** Start DATASET EXTRACT **

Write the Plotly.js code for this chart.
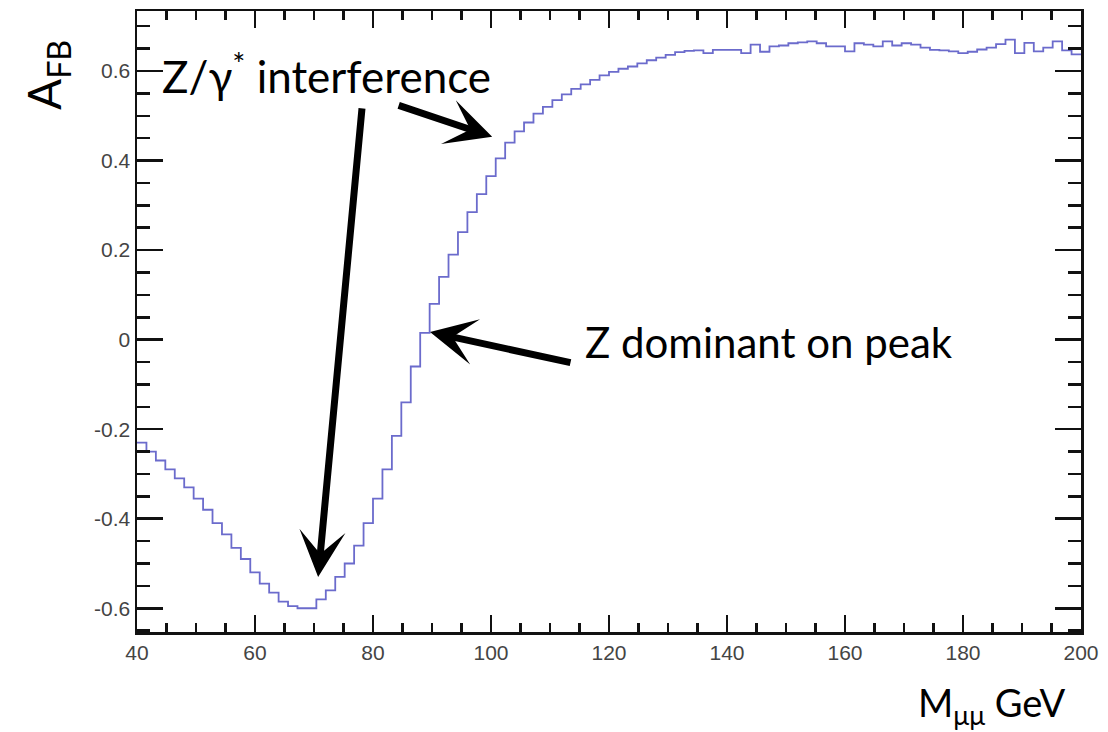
<!DOCTYPE html>
<html>
<head>
<meta charset="utf-8">
<script src="https://cdn.plot.ly/plotly-3.0.1.min.js"></script>
<style>html,body{margin:0;padding:0;background:#fff;}#chart{width:1108px;height:732px;}</style>
</head>
<body>
<div id="chart"></div>
<script>
// Histogram: 100 bins of 1.6 GeV from 40 to 200 GeV (bin centres)
const binCenters = [
  40.8,42.4,44.0,45.6,47.2,48.8,50.4,52.0,53.6,55.2,
  56.8,58.4,60.0,61.6,63.2,64.8,66.4,68.0,69.6,71.2,
  72.8,74.4,76.0,77.6,79.2,80.8,82.4,84.0,85.6,87.2,
  88.8,90.4,92.0,93.6,95.2,96.8,98.4,100.0,101.6,103.2,
  104.8,106.4,108.0,109.6,111.2,112.8,114.4,116.0,117.6,119.2,
  120.8,122.4,124.0,125.6,127.2,128.8,130.4,132.0,133.6,135.2,
  136.8,138.4,140.0,141.6,143.2,144.8,146.4,148.0,149.6,151.2,
  152.8,154.4,156.0,157.6,159.2,160.8,162.4,164.0,165.6,167.2,
  168.8,170.4,172.0,173.6,175.2,176.8,178.4,180.0,181.6,183.2,
  184.8,186.4,188.0,189.6,191.2,192.8,194.4,196.0,197.6,199.2
];
const binWidth = 1.6;
const afb = [
  -0.23,-0.25,-0.27,-0.29,-0.31,-0.33,-0.355,-0.38,-0.41,-0.435,
  -0.465,-0.49,-0.52,-0.545,-0.565,-0.585,-0.595,-0.60,-0.60,-0.58,
  -0.56,-0.53,-0.50,-0.46,-0.41,-0.355,-0.29,-0.215,-0.14,-0.06,
  0.015,0.08,0.14,0.19,0.24,0.285,0.325,0.365,0.405,0.44,
  0.465,0.485,0.505,0.52,0.535,0.548,0.56,0.57,0.58,0.59,
  0.598,0.605,0.61,0.617,0.624,0.63,0.636,0.642,0.645,0.646,
  0.64,0.647,0.647,0.647,0.64,0.659,0.643,0.655,0.657,0.662,
  0.664,0.666,0.662,0.655,0.655,0.644,0.662,0.659,0.655,0.666,
  0.657,0.662,0.659,0.652,0.647,0.646,0.644,0.64,0.643,0.648,
  0.652,0.66,0.67,0.64,0.663,0.644,0.652,0.666,0.646,0.637
];
const yTickVals = [-0.6,-0.4,-0.2,0,0.2,0.4,0.6];
const yTickText = ["-0.6","-0.4","-0.2","0","0.2","0.4","0.6"];
const xTickVals = [40,60,80,100,120,140,160,180,200];
const xTickText = ["40","60","80","100","120","140","160","180","200"];

// step outline from bin edges
const edges = binCenters.map(c => c - binWidth/2);
edges.push(binCenters[binCenters.length-1] + binWidth/2);
const stepY = afb.slice(); stepY.push(afb[afb.length-1]);

const trace = {
  x: edges, y: stepY, type: 'scatter', mode: 'lines',
  line: {shape: 'hv', color: '#6b6bcc', width: 1.8},
  hoverinfo: 'skip', showlegend: false
};

const tickFont = {family: 'Liberation Sans, Arial, sans-serif', size: 21, color: '#444'};
const annFont = 'Lato, "Open Sans", sans-serif';

const layout = {
  width: 1108, height: 732,
  margin: {l: 137, r: 27, t: 11, b: 100},
  paper_bgcolor: '#fff', plot_bgcolor: '#fff',
  showlegend: false,
  xaxis: {
    range: [40, 200], tickmode: 'array', tickvals: xTickVals, ticktext: xTickText,
    ticks: 'inside', ticklen: 17, tickwidth: 2.5, tickcolor: '#111',
    showline: true, linewidth: 2.5, linecolor: '#111', mirror: 'allticks',
    showgrid: false, zeroline: false, tickfont: tickFont,
    minor: {tickmode: 'linear', tick0: 40, dtick: 5, ticks: 'inside', ticklen: 9, tickwidth: 2.5, tickcolor: '#111', showgrid: false}
  },
  yaxis: {
    range: [-0.653, 0.734], tickmode: 'array', tickvals: yTickVals, ticktext: yTickText,
    ticks: 'inside', ticklen: 26, tickwidth: 2.5, tickcolor: '#111',
    showline: true, linewidth: 2.5, linecolor: '#111', mirror: 'allticks',
    showgrid: false, zeroline: false, tickfont: tickFont,
    minor: {tickmode: 'linear', tick0: 0, dtick: 0.05, ticks: 'inside', ticklen: 13, tickwidth: 2.5, tickcolor: '#111', showgrid: false}
  },
  annotations: [
    {xref: 'paper', yref: 'paper', x: -0.0953, y: 0.897, xanchor: 'center', yanchor: 'middle', textangle: -90,
     text: 'A<sub>FB</sub>', showarrow: false, font: {family: annFont, size: 46, color: '#000'}},
    {xref: 'paper', yref: 'paper', x: 0.906, y: -0.118, xanchor: 'center', yanchor: 'middle',
     text: 'M<sub>μμ</sub> GeV', showarrow: false, font: {family: annFont, size: 38, color: '#000'}},
    {xref: 'paper', yref: 'paper', x: 0.0244, y: 0.900, xanchor: 'left', yanchor: 'middle',
     text: 'Z/γ<sup>*</sup> interference', showarrow: false, font: {family: annFont, size: 44, color: '#000'}},
    {xref: 'paper', yref: 'paper', x: 0.4725, y: 0.467, xanchor: 'left', yanchor: 'middle',
     text: 'Z dominant on peak', showarrow: false, font: {family: annFont, size: 42, color: '#000'}},
    {xref: 'x', yref: 'y', x: 70.7, y: -0.53, ax: 44, ay: -470, text: '',
     showarrow: true, arrowhead: 3, arrowsize: 1.1, arrowwidth: 7, arrowcolor: '#000', standoff: 0},
    {xref: 'x', yref: 'y', x: 100.2, y: 0.453, ax: -95, ay: -32, text: '',
     showarrow: true, arrowhead: 3, arrowsize: 1.1, arrowwidth: 7, arrowcolor: '#000', standoff: 0},
    {xref: 'x', yref: 'y', x: 89.66, y: 0.017, ax: 142, ay: 31, text: '',
     showarrow: true, arrowhead: 3, arrowsize: 1.1, arrowwidth: 7, arrowcolor: '#000', standoff: 0}
  ]
};

Plotly.newPlot('chart', [trace], layout, {displayModeBar: false, staticPlot: true});
</script>
</body>
</html>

** End DATASET EXTRACT **

[STATED PROBLEM]
Filter the data for the string "chart" and copy every line that has it.

[TASK OUTPUT]
Write the Plotly.js code for this chart.
<style>html,body{margin:0;padding:0;background:#fff;}#chart{width:1108px;height:732px;}</style>
<div id="chart"></div>
Plotly.newPlot('chart', [trace], layout, {displayModeBar: false, staticPlot: true});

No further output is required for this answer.